Respectfully Yours in Safety and Service,

Brian Humphrey
Public Service Officer
Los Angeles Fire Department

Ms. Lambard said...


I thoroughly enjoy the blog and am so pleased to see a major FD with its own blog. Communicating with all members of your community is not only vital to maintaining relationships, but the blog allows you a forum in which to showcase your department to everyone around the world.
In writing to a group of teachers about the growing use of technology in firefighting, I added your blog as a link within my post--hope you don't mind!
Keep up the fantastic work!

LAFD Media and Public Relations said...


Thank you for your kind words, they mean more than you know.

Thanks also for holding high the torch of education, which properly enlightens all.

I found your blog to be a fantastic resource - and I've already taken the opportunity to tell the teachers in our family about it.

Please know that the men and women of the Los Angeles Fire Department always welcome an opportunity to be a part of your curriculum.

Whether through our in-classroom participation in a popular annual event, or offering some aspect of our emergency endeavors - such as the Los Angeles Marathon, as a classroom problem-solving example, the Los Angeles Fire Department is proud of its long-standing partnership with community educators.

One of our most interesting on-line assets is our popular LAFD Link Page, which provides a portal to countless on-line Fire Service resources easily utilized in classrooom settings.

Like you, we find the instant publishing and interactivity of blogs to be most promising, but not without their challenges.

We remain profoundly grateful for the support we have received from the blogging community, and especially our blog visitors; who are unbelievably patient and kind.

Even when I forget (first and foremost) to do something as proper and basic as thanking the person above for coming to the aid of a fellow citizen in distress during the Marathon. That should have been my opening remark...

I guess it goes to show that we are all students with plenty of things to learn and share in this journey we call life.

With best wishes to you, your colleagues and your students,

Brian Humphrey
Public Service Officer
Los Angeles Fire Department

Alan said...

My wife was one of the people assisted by your depertment during the Marathon yesterday.

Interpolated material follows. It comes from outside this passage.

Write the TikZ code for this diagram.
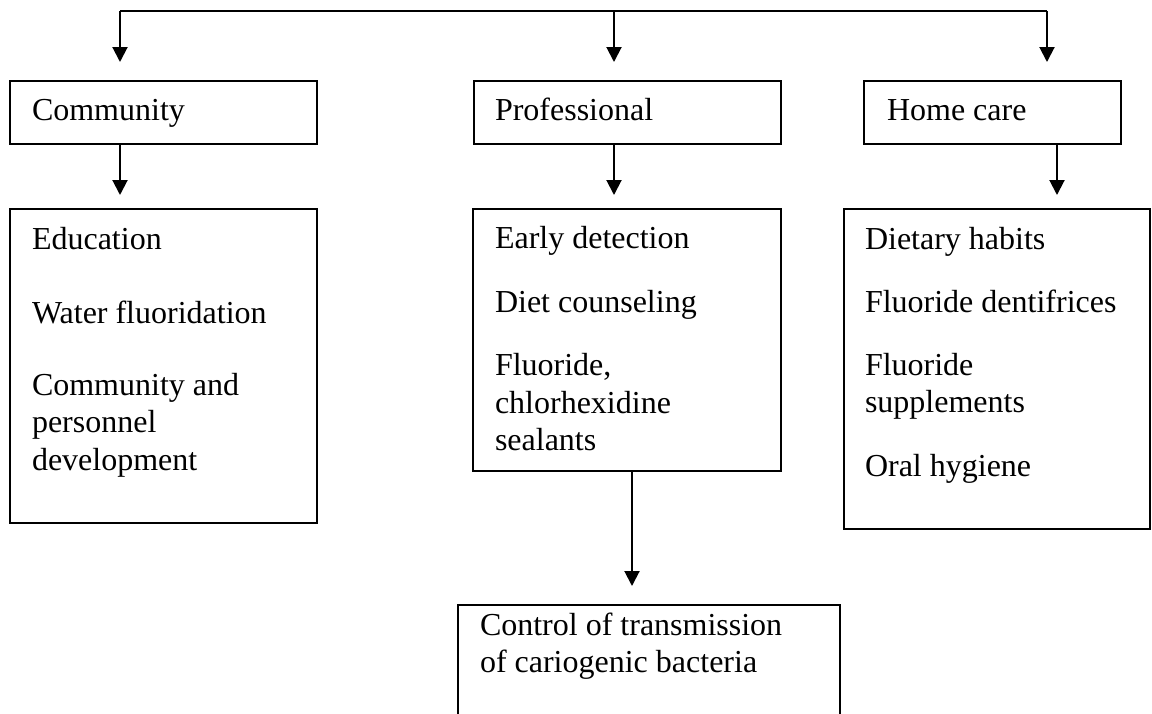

She was, we think, around the 14 mile stage when she succumbed to the heat and was transported to County USC. Is there some way to figure out which unit helped her as we'd like the opportunity to thank the individuals personally, if at all possible.

LAFD Media and Public Relations said...


We hope your wife is recovering from her heat-related illness, and that you were both pleased with the care offered by the men and women of the LAFD, as well as many volunteers who assisted us.

Though we are still tabulating data from the field at LAFD Headquarters for Marathon XXII (2007), we should be able to soon help you in your quest.

Of course, marathon participants and spectators were tabulated above and beyond the 500+ transports we already handle on a given day, but the incidents handled on Sunday should soon be in the system.

So how can you access the system?

The City of Los Angeles ambulance billing system can likely provide you with information *by name* within the next few days. Their clerical staff can be reached during normal business hours at (213) 482-7200, they do get swamped with paperwork though, and they might be a ways behind.

If you happen to have the Runner's Bib Number used by your wife during Marathon XXII, you might instead or also be able to obtain the identity of LAFD responders through our EMS Division staff, who tracked the more than one hundred participants aided by that number during the event. You can reach the LAFD EMS Division directly during normal business hours at (213) 978-3885.

Alan, I hope this information helps. Please allow me to again extend our best wishes to your wife.

Respectfully Yours in Safety and Service,

Brian Humphrey
Public Service Officer
Los Angeles Fire Department

Anonymous said...

Thanks for the info. I'll give them a call tomorrow. We are very happy with the service provided and by the wonderful people at County, who were absolutely amazing!!